I must admit to my occasional surprise when some archaeological analysis or another comes out with excellent results. With so many potential confounding factors, it sometimes seems amazing when we get solid, rigorous, and clean results about things that happened centuries or millennia ago. It is still soon to get too excited, but the dates look great. Angela and I did the ceramic seriation and defined three phases based solely on ceramic type similarities. Then we looked at the seriated deposits stratigraphically and they were almost always in the right order. So two independent types of evidence agree. Now we look at the radiocarbon ages, and lo and behold the ceramic phases plot out in  nice chronological sequence, with only a very small amount of overlap (yes, I know, once we calibrate the dates it will be much messier with lots of overlap. I have the bad fortune of working in a period when the calibration curve goes back on itself and ALL relevant dates have multiple age ranges. This is where the Cowgill/Kintigh procedure will help).

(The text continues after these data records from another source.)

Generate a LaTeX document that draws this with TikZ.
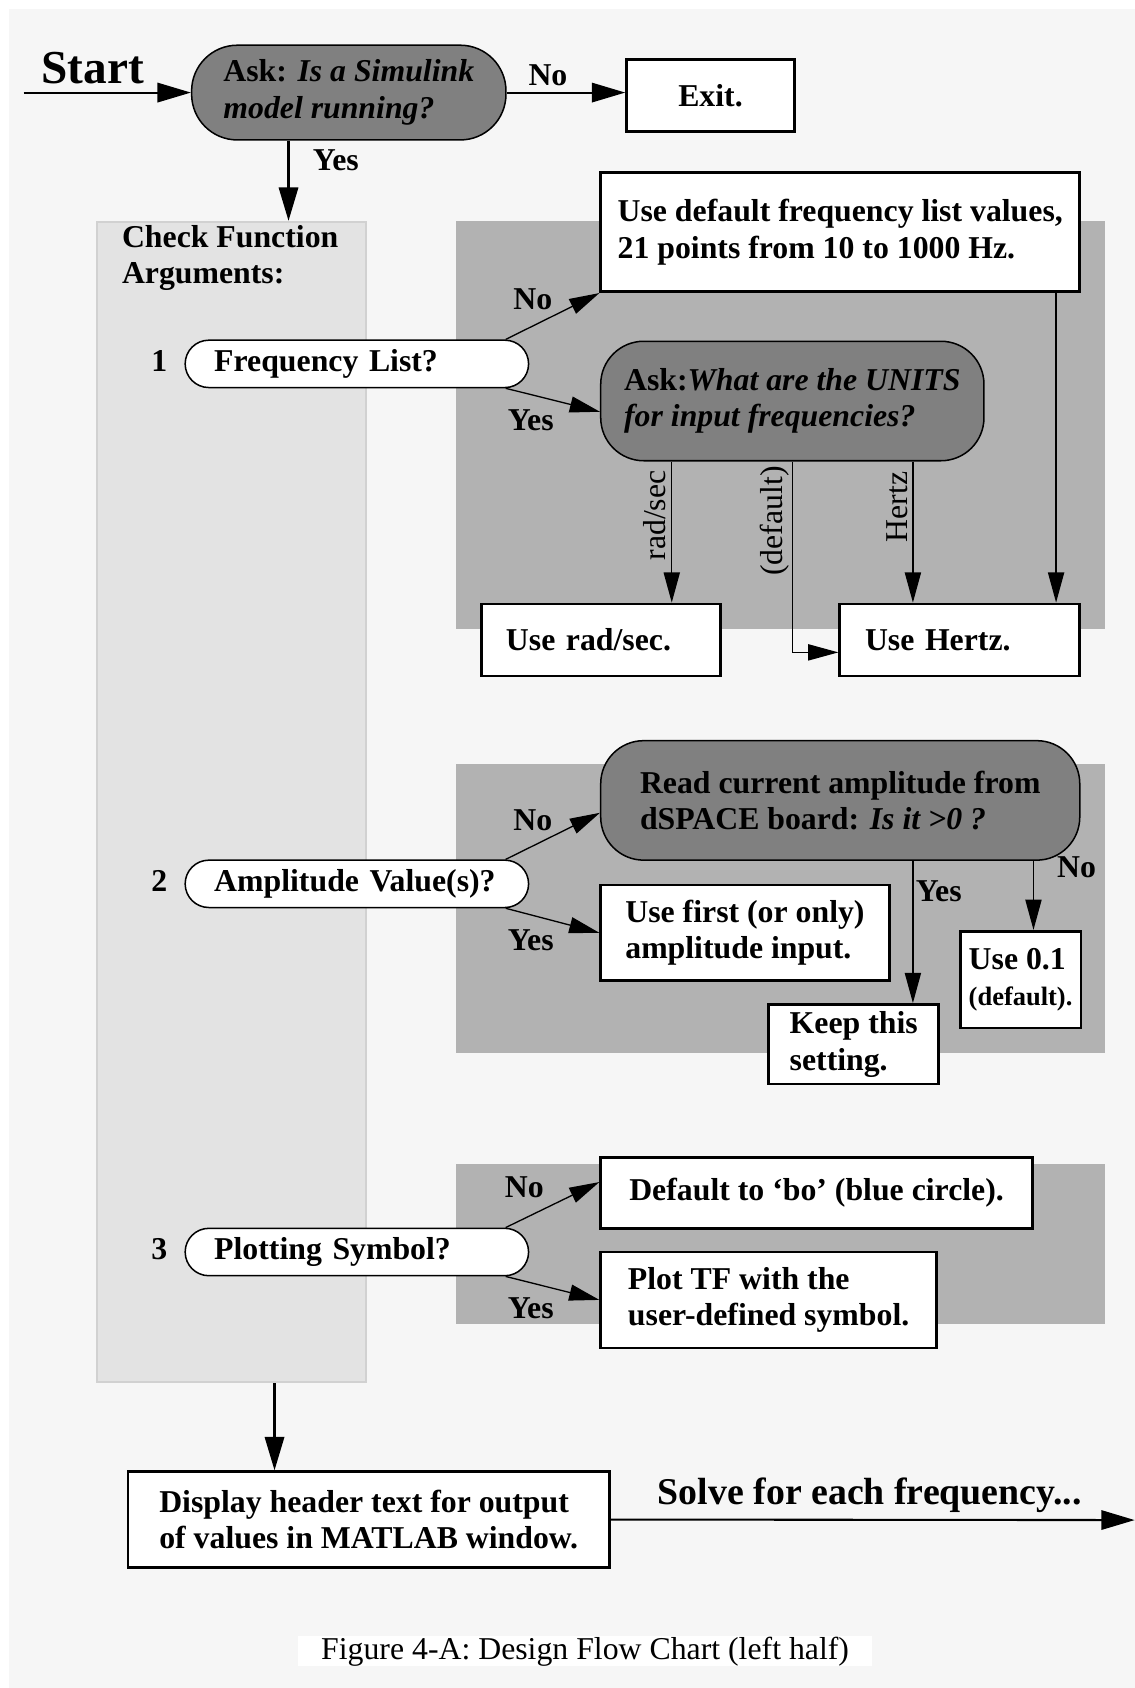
\documentclass[tikz,border=0pt]{standalone}
\usepackage{fontspec}
\setmainfont{Liberation Serif}
\usepackage{tikz}
\usetikzlibrary{arrows.meta}

\definecolor{pagegray}{gray}{0.965}
\definecolor{argsgray}{gray}{0.89}
\definecolor{argsedge}{gray}{0.82}
\definecolor{panelgray}{gray}{0.70}
\definecolor{askgray}{gray}{0.50}

\tikzset{
  txt/.style={font=\fontsize{16.8}{19.3}\selectfont\bfseries, inner sep=0pt},
  answer/.style={txt, draw=black, fill=white, line width=1.4pt, align=left},
  ask/.style={txt, draw=black, fill=askgray, line width=0.8pt, align=left},
  choice/.style={txt, draw=black, fill=white, line width=0.8pt, rounded corners=0.44cm,
    minimum width=6.38cm, minimum height=0.88cm, text width=5.3cm, inner xsep=0.54cm, align=left},
  mainflow/.style={line width=1.1pt, -{Triangle[length=0.62cm,width=0.36cm]}},
  subflow/.style={line width=0.7pt, -{Triangle[length=0.56cm,width=0.30cm]}},
  unitlabel/.style={font=\fontsize{16.8}{19.3}\selectfont, rotate=90, anchor=south east, inner sep=1pt}
}

\begin{document}
\begin{tikzpicture}
\useasboundingbox (0cm,0cm) rectangle (21.08cm,-31.36cm);
\fill [pagegray] (0.16cm,-0.16cm) rectangle (21.08cm,-31.36cm);

\fill [panelgray] (8.48cm,-4.10cm) rectangle (20.52cm,-11.68cm);
\fill [panelgray] (8.48cm,-14.20cm) rectangle (20.52cm,-19.56cm);
\fill [panelgray] (8.48cm,-21.62cm) rectangle (20.52cm,-24.60cm);
\node [draw=argsedge, fill=argsgray, line width=1pt, minimum width=5cm, minimum height=21.56cm] (check) at (4.30cm,-14.90cm) {};
\node [txt, anchor=north west, align=left] (checktxt) at (2.26cm,-4.18cm) {Check Function\\Arguments:};

\node [font=\fontsize{25}{30}\selectfont\bfseries] (starttxt) at (1.72cm,-1.26cm) {Start};
\coordinate (start) at (0.44cm,-1.72cm);
\node [ask, rounded corners=0.85cm, minimum width=5.84cm, minimum height=1.76cm] (asksim) at (6.48cm,-1.72cm) {Ask: \textit{Is a Simulink}\\\textit{model running?}};
\node [answer, minimum width=3.12cm, minimum height=1.34cm] (exit) at (13.20cm,-1.77cm) {Exit.};
\draw [mainflow] (start) -- (asksim);
\draw [mainflow] (asksim.east) -- (asksim.east -| exit.west);
\node [txt] (nosim) at (10.18cm,-1.40cm) {No};
\coordinate (argx) at (5.36cm,0cm);
\draw [mainflow] (asksim.south -| argx) -- (check.north -| argx);
\node [txt] (yessim) at (6.24cm,-2.98cm) {Yes};

\node [answer, minimum width=8.90cm, minimum height=2.22cm] (usedef) at (15.61cm,-4.31cm) {Use default frequency list values,\\21 points from 10 to 1000 Hz.};
\node [choice] (freq) at (6.63cm,-6.76cm) {Frequency List?};
\node [txt] (one) at (2.96cm,-6.70cm) {1};
\node [ask, rounded corners=0.8cm, minimum width=7.12cm, minimum height=2.22cm] (units) at (14.72cm,-7.45cm) {Ask:\textit{What are the UNITS}\\\textit{for input frequencies?}};
\node [answer, text width=3.52cm, inner xsep=0.46cm, minimum height=1.34cm] (rad) at (11.16cm,-11.89cm) {Use rad/sec.};
\node [answer, text width=3.52cm, inner xsep=0.47cm, minimum height=1.34cm] (hertz) at (17.83cm,-11.89cm) {Use Hertz.};
\draw [subflow] ([xshift=-0.44cm]freq.north east) -- (usedef.south west);
\draw [subflow] ([xshift=-0.44cm]freq.south east) -- ([yshift=-0.2cm]units.west);
\node [txt] (nofreq) at (9.90cm,-5.56cm) {No};
\node [txt] (yesfreq) at (9.86cm,-7.80cm) {Yes};
\coordinate (radx) at (12.48cm,0cm);
\coordinate (hzx) at (16.96cm,0cm);
\coordinate (defx) at (19.62cm,0cm);
\draw [subflow] (units.south -| radx) -- (rad.north -| radx);
\draw [subflow] (units.south) |- ([yshift=-0.23cm]hertz.west);
\draw [subflow] (units.south -| hzx) -- (hertz.north -| hzx);
\draw [subflow] (usedef.south -| defx) -- (hertz.north -| defx);
\node [unitlabel] (radlbl) at (12.42cm,-8.70cm) {rad/sec};
\node [unitlabel] (deflbl) at (14.70cm,-8.62cm) {(default)};
\node [unitlabel] (hzlbl) at (16.90cm,-8.72cm) {Hertz};

\node [ask, rounded corners=0.8cm, minimum width=8.90cm, minimum height=2.22cm] (read) at (15.61cm,-14.87cm) {Read current amplitude from\\dSPACE board: \textit{Is it >0 ?}};
\node [choice] (ampl) at (6.63cm,-16.42cm) {Amplitude Value(s)?};
\node [txt] (two) at (2.96cm,-16.36cm) {2};
\node [answer, minimum width=5.36cm, minimum height=1.78cm] (first) at (13.84cm,-17.33cm) {Use first (or only)\\amplitude input.};
\node [answer, minimum width=3.16cm, minimum height=1.48cm] (keep) at (15.86cm,-19.40cm) {Keep this\\setting.};
\node [answer, minimum width=2.24cm, minimum height=1.80cm] (low) at (18.96cm,-18.20cm) {Use 0.1\\{\fontsize{14}{16}\selectfont(default).}};
\draw [subflow] ([xshift=-0.44cm]ampl.north east) -- ([yshift=-0.23cm]read.west);
\draw [subflow] ([xshift=-0.44cm]ampl.south east) -- (first.west);
\node [txt] (noampl) at (9.90cm,-15.24cm) {No};
\node [txt] (yesampl) at (9.86cm,-17.46cm) {Yes};
\coordinate (keepx) at (16.96cm,0cm);
\coordinate (lowx) at (19.20cm,0cm);
\draw [subflow] (read.south -| keepx) -- (keep.north -| keepx);
\draw [subflow] (read.south -| lowx) -- (low.north -| lowx);
\node [txt] (yesread) at (17.44cm,-16.56cm) {Yes};
\node [txt] (noread) at (20.00cm,-16.12cm) {No};

\node [choice] (symb) at (6.63cm,-23.26cm) {Plotting Symbol?};
\node [txt] (three) at (2.96cm,-23.20cm) {3};
\node [answer, minimum width=8.02cm, minimum height=1.32cm] (blue) at (15.17cm,-22.16cm) {Default to ‘bo’ (blue circle).};
\node [answer, minimum width=6.24cm, minimum height=1.78cm] (plottf) at (14.28cm,-24.15cm) {Plot TF with the\\user-defined symbol.};
\draw [subflow] ([xshift=-0.44cm]symb.north east) -- ([yshift=0.2cm]blue.west);
\draw [subflow] ([xshift=-0.44cm]symb.south east) -- (plottf.west);
\node [txt] (nosymb) at (9.74cm,-22.06cm) {No};
\node [txt] (yessymb) at (9.86cm,-24.30cm) {Yes};

\node [answer, minimum width=8.94cm, minimum height=1.78cm] (header) at (6.85cm,-28.23cm) {Display header text for output\\of values in MATLAB window.};
\coordinate (outx) at (5.10cm,0cm);
\draw [mainflow] (check.south -| outx) -- (header.north -| outx);
\coordinate (solve) at (21.08cm,-28.24cm);
\draw [mainflow] (header.east) -- (solve);
\node [font=\fontsize{20}{24}\selectfont\bfseries] (solvetxt) at (16.16cm,-27.78cm) {Solve for each frequency...};

\node [fill=white, minimum width=10.66cm, minimum height=0.56cm, inner sep=0pt, font=\fontsize{16.8}{19.3}\selectfont] (caption) at (10.87cm,-30.68cm) {Figure 4-A: Design Flow Chart (left half)};
\end{tikzpicture}
\end{document}
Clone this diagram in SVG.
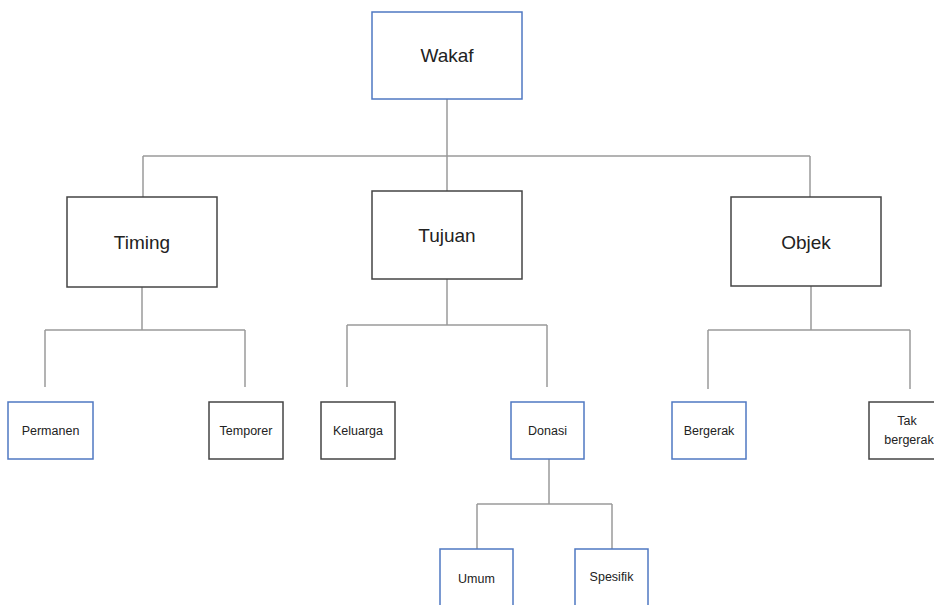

So what could be better than all this stuff arriving first thing in the morning? Well, our lunch at the lab turned out to be fresh chicharron, avocadoes, and double cream cheese (queso de doble crema). It didn't look exactly like this photo from the internet, but we put the stuff into hot tortillas and it doesn't get much better than that! And I did get a few sherds drawn as well.


Stefano Costa said...

Is there a way to buy a digital copy of the book?

Michael E. Smith said...

Stefano- Good question. UA Press hasn't said anything about a digital edition. Since that is a marketing issue, authors (editors) have little input. I have seen links on the pages of some publishers where customers can indicate that they would like to see digital editions of books, but not UA Press.